Taking mining operations as an example, he described it as amongst the significant historical events in the area.
“Certain individuals and institutions have started the good work of parsing various records into words.
“As far as tourism is concerned, SRS sees great potential in packaging the nature, culture, and history of Bau District into ‘green and gold tourism’ – the ‘green’ refers to nature, while ‘gold’ refers to its historical and cultural development.
“Given what Bau District can, currently and potentially, offer to local and international visitors, we use ‘experiential tourism’ to underscore the focus on experiencing a particular place, such as Bau District, by actively and meaningfully engaging with her history, nature, culture, and people,” added Dr Hiram.
‘Vehicle for responsible tourism’
He felt that responsible tourism would place substantial emphasis on community orientation and involvement; it could only be effectively implemented through trust, respect, and cooperation amongst all stakeholders.
“We started our project by meeting the community leaders, communicating with them, and learning from them. This gave us the right footing to kickstart the project and understand Bau District better.
“Thanks to the company of the community leaders, we’re able to explore some less-known sites, savour the traditional food, and talk to the local people – an experience that I’m deeply grateful for.
“Unfortunately, I could also observe littering and vandalism in many areas. Waste and damage are evident, which could become worse if only haphazard, or no action at all, was taken.
“It’s high time that we come together to develop tourism in Bau District in a holistic and pragmatic manner. As part of our commitment to responsible tourism, community capacity-building and empowerment, a long-term plan would play a pivotal role in safeguarding our heritage and developing tourism that could ensure economic prosperity, social inclusivity, and environmental sustainability,” he stressed.
Dr Hiram said only by working together as a collective and responsible unit that Bau’s ‘green and gold’ features could be preserved — using tourism as a ‘vehicle’.
He believed that the district could be developed into becoming ‘an exemplary responsible tourism destination in Sarawak’, and a reference point for tourism development in other districts and rural areas.

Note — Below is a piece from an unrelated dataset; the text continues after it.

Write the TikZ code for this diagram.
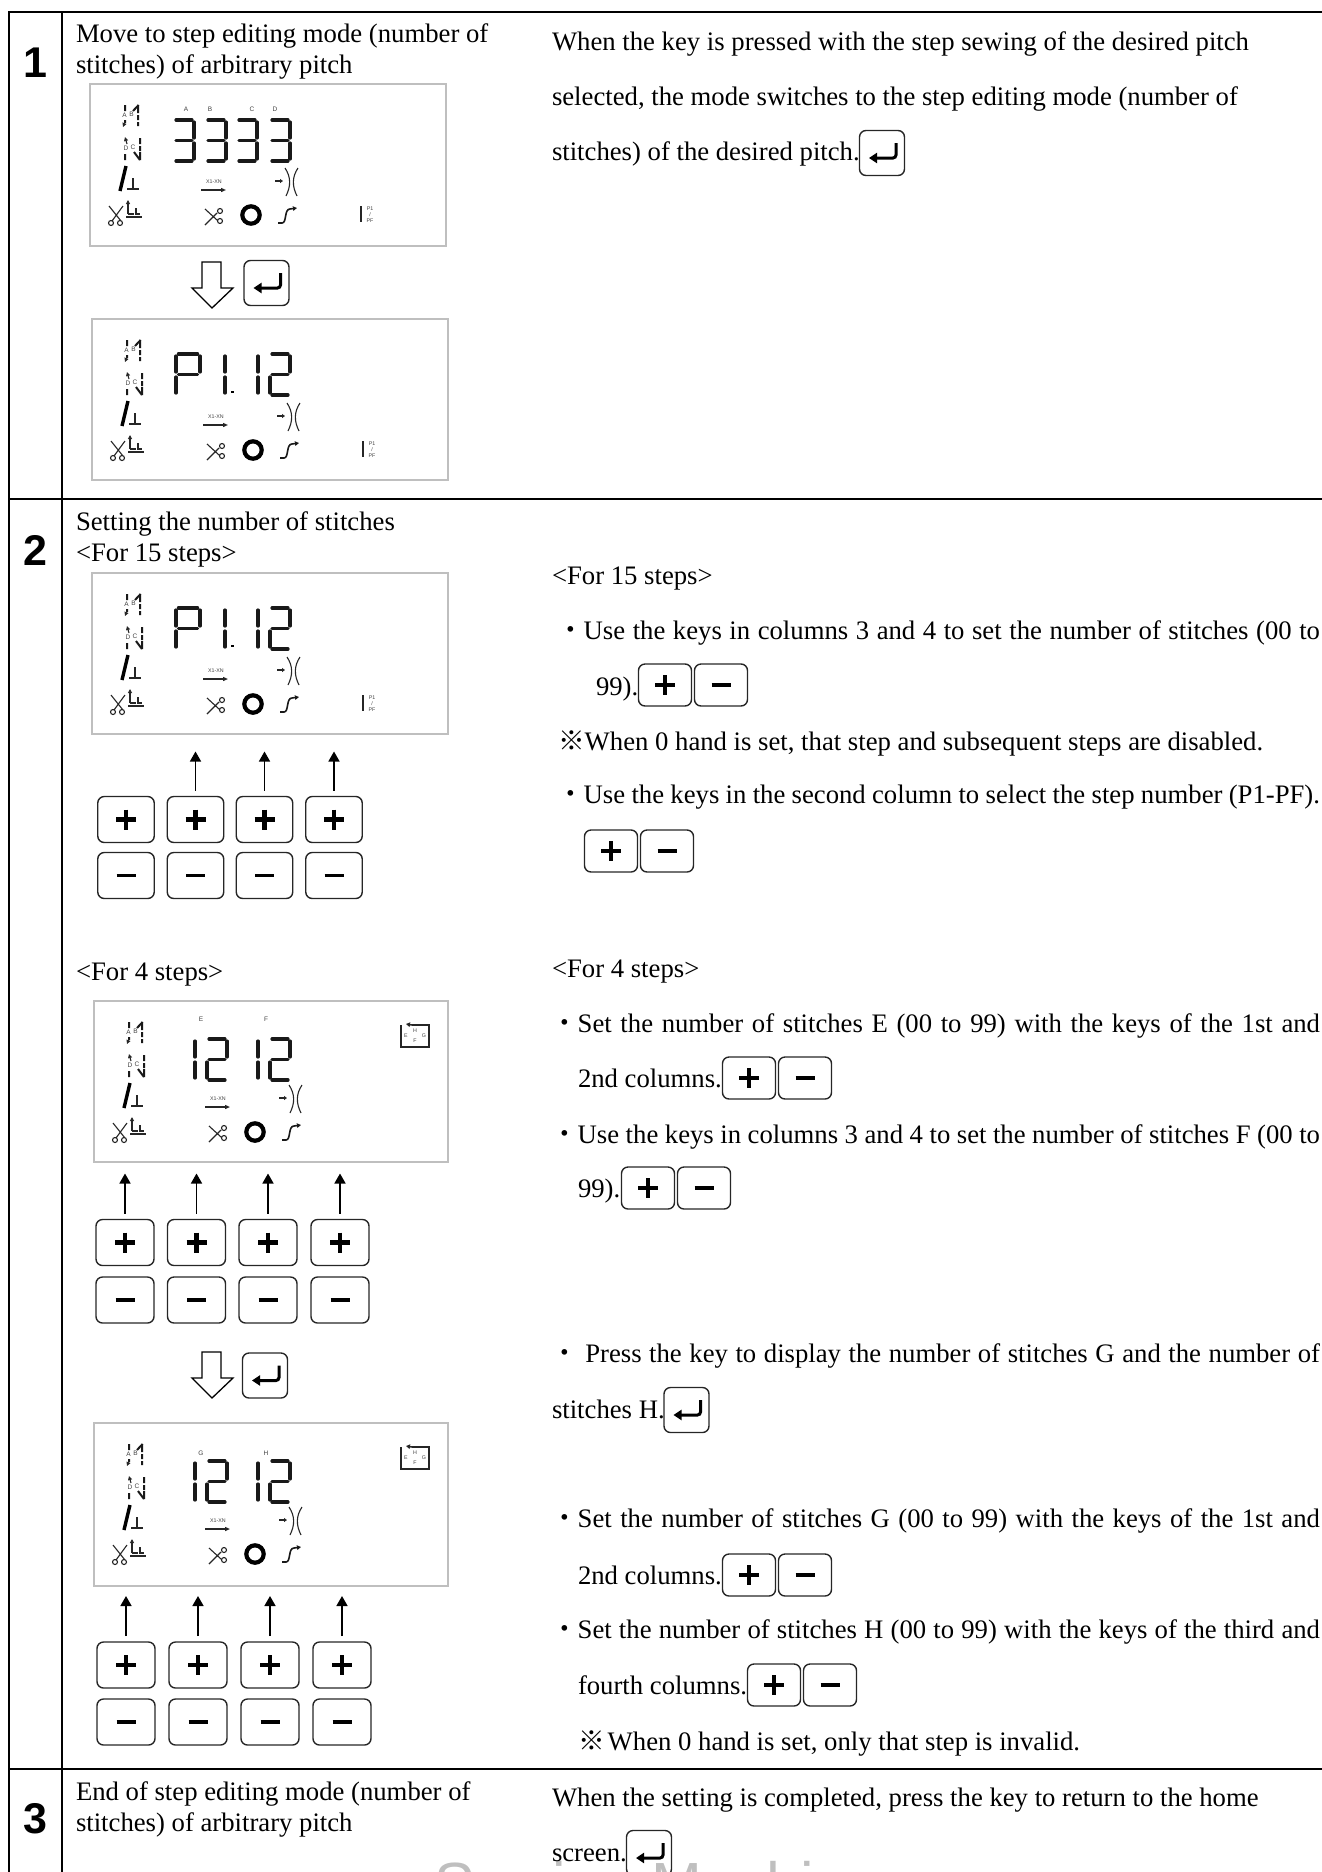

Sharing a similar sentiment, Pemanca Bong said although Bau did not have a port or airport, it still held vast potential for development, both in economic and tourism sectors.
“Chief Minister Datuk Patinggi Abang Johari Tun Openg had, in March this year, announced that the state government would build a new Customs, Immigration and Quarantine Complex (CIQ) and once completed, it would lead to more prosperity for Bau District.
“Bau does not only possess many scenic areas; many of them are still unexplored or yet to be developed as tourist attractions, as they are either within nature reserves or mining concessions.
“The district is also richly linked with Indonesia in terms of cultural heritage,” he said.
According to him, as those places are still not opened to the public, illegal activities such as mining and rubbish-dumping are rampant.
“Right now, we do not have any proper tour package or tourism-related event that can keep the tourists in Bau for three days, or up to a week’s worth of stay.
“However, there are plans to develop tourism in Bau District, and we are currently working closely together with the community, Bau District Council, the Ministry of Tourism, Arts and Culture Sarawak, and also Sarawak Research Society, to turn this into a reality soon,” added Pemanca Bong.